Ringfort (Rath), Moneygaff, Co. Cork
Co. Cork |
Ringforts
Tucked into a north-east-facing slope at Moneygaff in County Cork, this early medieval ringfort carries a detail that sets it apart from the thousands of similar enclosures scattered across the Irish countryside: a square platform abutting its outer defences.
Most ringforts, or raths, are straightforward enough in plan, a roughly circular area enclosed by one or more earthen banks, but a squared annexe measuring ten metres on each side and rising a metre above the surrounding pasture is an unusual addition, and its purpose remains unclear.

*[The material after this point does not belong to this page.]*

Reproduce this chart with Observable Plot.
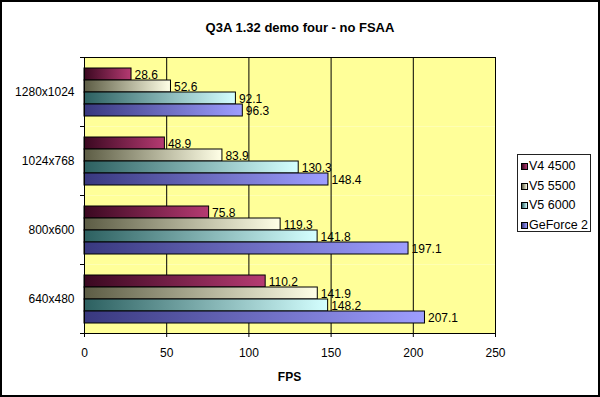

The enclosure itself is modest in scale, around 33 metres north to south and 35 metres east to west, ringed by an earthen bank standing just over a metre high. Beyond that bank, on the north-west to south-west arc, lies an external fosse, essentially a defensive ditch, cut to a depth of 1.3 metres, with a low counterscarp bank on its outer edge. It is against the outer face of this counterscarp bank, to the north-east, that the square platform sits. Inside the enclosure, a semicircle of stones roughly four metres in diameter near the centre is thought to be the remains of a hut site, the kind of modest circular structure that would have housed the rath's inhabitants during the early medieval period, roughly the fifth to twelfth centuries. More intriguing still is the presence of a souterrain in the interior. Souterrains are dry-stone or rock-cut underground passages found on many Irish ringfort sites; they are generally interpreted as places of refuge, cool storage for food and dairy produce, or both. Their construction required considerable effort and organisation, suggesting the household that built this one had both the resources and the reasons to want one.
The site sits in open pasture, which means its earthworks have survived reasonably well above ground and the main features, the bank, the ditch, the counterscarp, and the raised platform, remain legible to anyone who knows what to look for. The semicircle of stones near the centre is the most visually striking element at ground level, though the souterrain entrance, if visible at all, would require closer attention to locate.